One option for assistance is an in-home caregiver.
Rebecca Sandoval of Medford helps her home-care clients with everything from bathing and toileting, to transportation and cooking.
One client is in her 50s, the other in her 90s, and Sandoval says they have one thing in common: Neither could live on her own without some help.
"We enable people to live a happy life in their own homes, and we also save the state so much money by doing it," she said. "I know that the families of the people that I take care of are very grateful to me. They treat me like I'm part of their family."
Sandoval is an officer of the caregivers' union in Oregon, SEIU Local 503. More than 18,000 Oregon home-care workers belong to the union, which they say offers health insurance, paid time off and other benefits that they didn't have before they organized in 2000.
Joy'e Willman of Portland specializes in home-based care for people with disabilities. She says some members of her own family have disabilities, so the career choice came naturally.
"I've been around people with disabilities my whole life, and it's just natural for me to be around them," Willman said. "I don't treat them like they're any different; I expound on their positives and don't make a big issue of the negatives. I just do what needs to be done and help them achieve what they need achieved."
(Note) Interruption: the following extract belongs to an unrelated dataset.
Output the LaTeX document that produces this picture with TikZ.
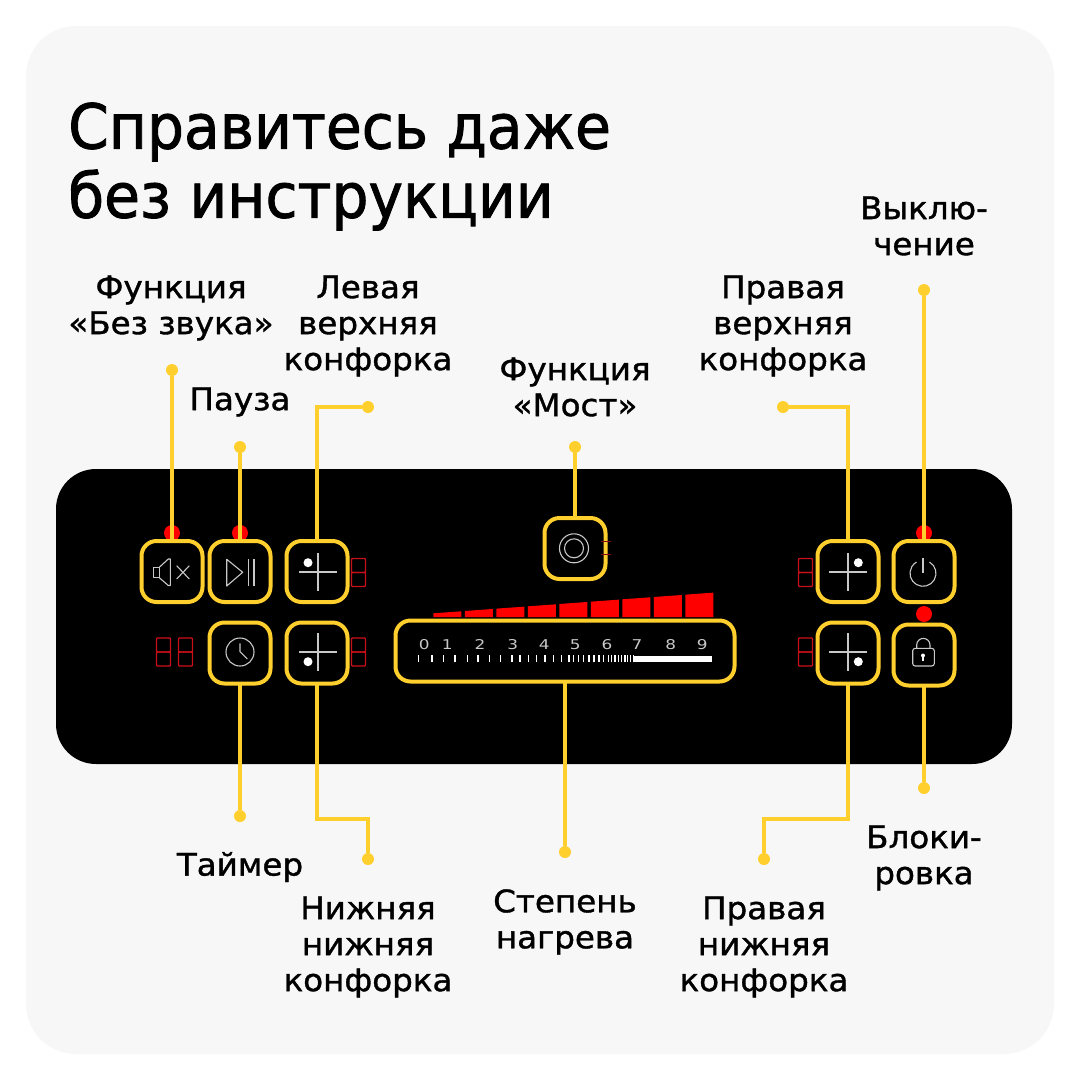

After 20 years as a caregiver, Willman has this advice for people with an older relative:
"Even though they've got all the high technology of today, and they have TVs and everybody's just a phone call away, there's nothing like sitting with somebody," she said. "And even if you don't talk, just sitting there watching TV with them, knowing there's another human being in the room can make a huge, huge difference for them."
Home-care workers with clients supported by the state of Oregon make just over $10 an hour. But most in-home care is still unpaid, and performed by family members. AARP says its value is $450-billion a year.
Chris Thomas of Oregon News Service prepared this report.